We are seeing it right now. We are living in it, Deandre, because we are now seeing things like dengue and other types of viruses that are kind of popping up. There's been a handful of cases in Florida. We've had malaria popping up in Texas, Florida, even as far away as Maryland. And these are non-travel associated cases. So if you go back decades, America did have some malaria in the southern tropical states. We got rid of a lot of that, but we are seeing some resurgence of that. So all of these things, tropical, subtropical, shorter winters, longer summers, all of these things help expand the geographical distribution of these types of disease and vectors.

Deandre White:

I can't believe you said that there was malaria in Maryland. I can't imagine that.

Dr. Rodney Rohde:

Yeah, that one really caught me off guard. But yeah, there was a case that's in CDC’s, MMWR case studies that popped up in Maryland of all places, which is really not a tropical state. So again, it just kind of shows you this is happening right here in America as well, not just all over the world.

Deandre White:

And aside from warmer regions having more vectors for spreading disease per mosquitoes, and higher rates of physical contact, do you think that lower socioeconomic regions could have a higher risk of infectious disease when there are hurricanes just because of our pollution and trash and things of that sort?

Dr.
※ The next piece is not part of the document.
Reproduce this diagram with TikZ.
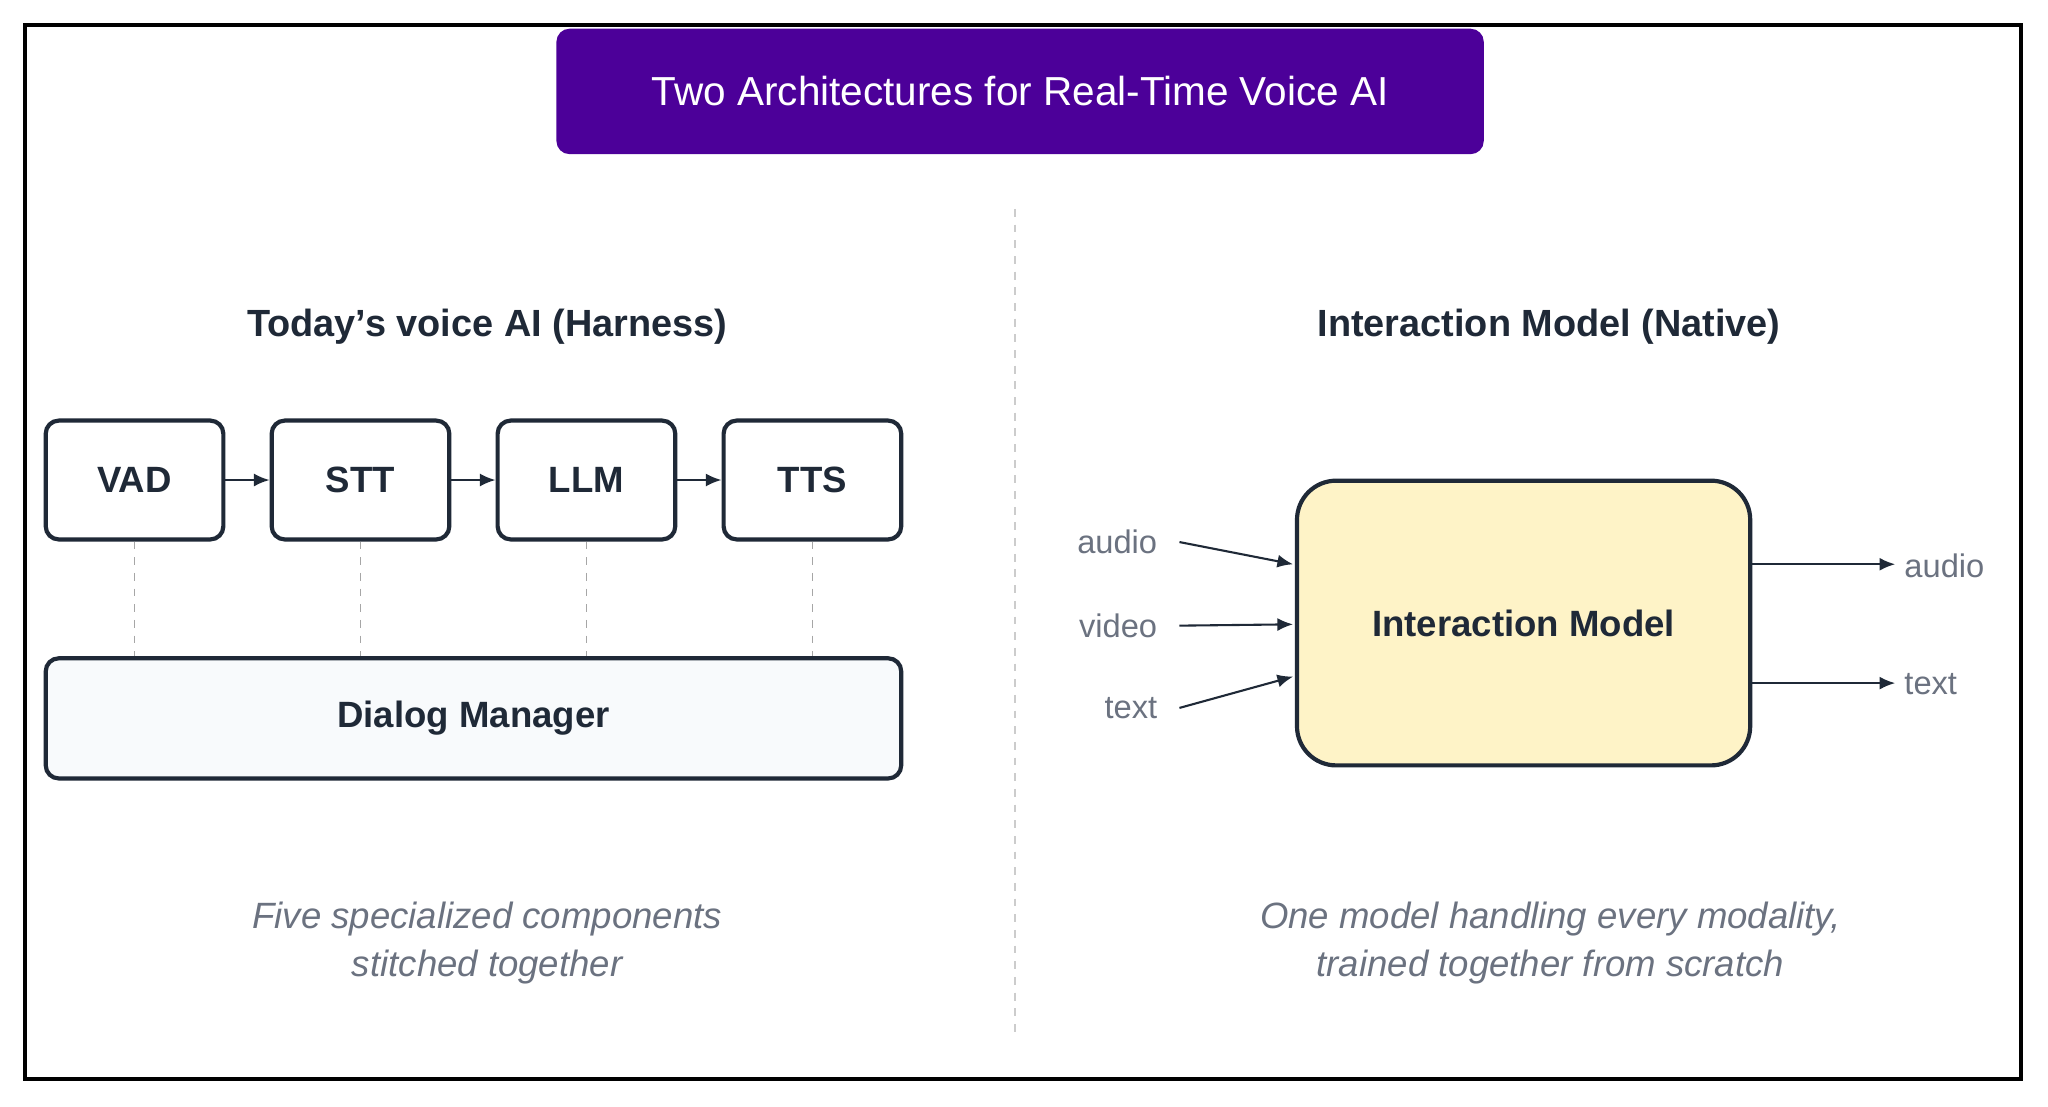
\documentclass[tikz,border=0pt]{standalone}
\usepackage{fontspec}
\setmainfont{Liberation Sans}
\usetikzlibrary{arrows.meta}
\definecolor{ink}{HTML}{1F2937}
\definecolor{purp}{HTML}{4C0099}
\definecolor{capg}{HTML}{6B7280}
\definecolor{dm}{HTML}{F8FAFC}
\definecolor{ym}{HTML}{FEF3C7}
\begin{document}
\begin{tikzpicture}[x=0.5pt,y=-0.5pt,
  blk/.style={draw=ink,line width=1.6pt,rounded corners=5pt,font=\bfseries\fontsize{14}{16}\selectfont,text=ink},
  arr/.style={-{Latex[length=6pt,width=5pt]},ink,line width=0.8pt},
  dsh/.style={gray!70,dashed,line width=0.6pt},
  head/.style={font=\bfseries\fontsize{14.5}{17}\selectfont,text=ink},
  capt/.style={font=\itshape\fontsize{14}{18}\selectfont,text=capg,align=center},
  lab/.style={font=\fontsize{12.5}{15}\selectfont,text=capg}]
\fill[white] (0,0) rectangle (1568,847);
\useasboundingbox (0,0) rectangle (1568,847);
\draw[black,line width=1.5pt] (19,19) rectangle (1547,826);
\node[fill=purp,rounded corners=5pt,minimum width=355pt,minimum height=48pt,text=white,font=\fontsize{15.5}{18}\selectfont] (title) at (781,70) {Two Architectures for Real-Time Voice AI};
\draw[gray!40,dashed,line width=0.6pt] (777,160) coordinate (d1) -- (777,790) coordinate (d2);
\node[head] (lh) at (373,250) {Today's voice AI (Harness)};
\node[head] (rh) at (1186,250) {Interaction Model (Native)};
\foreach \n/\x/\t in {vad/103/VAD,stt/276/STT,llm/449/LLM,tts/622/TTS}{
  \node[blk,minimum width=68pt,minimum height=45.5pt] (\n) at (\x,367.5) {\t};
}
\node[blk,fill=dm,minimum width=327.5pt,minimum height=46pt] (dmg) at (362.5,550) {Dialog Manager};
\draw[arr] (vad) -- (stt);
\draw[arr] (stt) -- (llm);
\draw[arr] (llm) -- (tts);
\foreach \n in {vad,stt,llm,tts}{\draw[dsh] (\n.south) -- (\n.south |- dmg.north);}
\node[capt] (lc) at (373,722) {Five specialized components\\stitched together};
\node[blk,fill=ym,rounded corners=15pt,minimum width=173.5pt,minimum height=109pt] (im) at (1166.5,477) {Interaction Model};
\node[lab,anchor=east] (ia) at (893,415) {audio};
\node[lab,anchor=east] (iv) at (893,479) {video};
\node[lab,anchor=east] (it) at (893,542) {text};
\draw[arr] (ia.east)++(10,0) coordinate (a0) -- (990,432);
\draw[arr] (iv.east)++(10,0) coordinate (v0) -- (990,478);
\draw[arr] (it.east)++(10,0) coordinate (t0) -- (990,518);
\node[lab,anchor=west] (oa) at (1451,433) {audio};
\node[lab,anchor=west] (ot) at (1451,524) {text};
\draw[arr] (im.east |- 0,432) -- (oa.west |- 0,432);
\draw[arr] (im.east |- 0,523) -- (ot.west |- 0,523);
\node[capt] (rc) at (1187,722) {One model handling every modality,\\trained together from scratch};
\end{tikzpicture}
\end{document}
Rodney Rohde:

Yeah, absolutely. Right. And it's an unfortunate reality even in the United States that we have areas that are socioeconomically are going to be a lower median income. We've got issues where people are not living in screened-in homes, for example. They're outdoors in the habitat and weather. And so yeah, you do see those types of impacts. It's just associated with all of those factors. There's no air conditioning, perhaps. They're outside, they're intense different populations. And then if you add that as we've talked about, comorbidities, so you have the socioeconomic impact, and then a lot of those people might have health issues like COPD and diabetes and other infectious diseases, and all of that means their body's immune system is way more susceptible to some of these types of infections. So it is a perfect storm, no pun intended when we have these types of events occurring in those types of areas.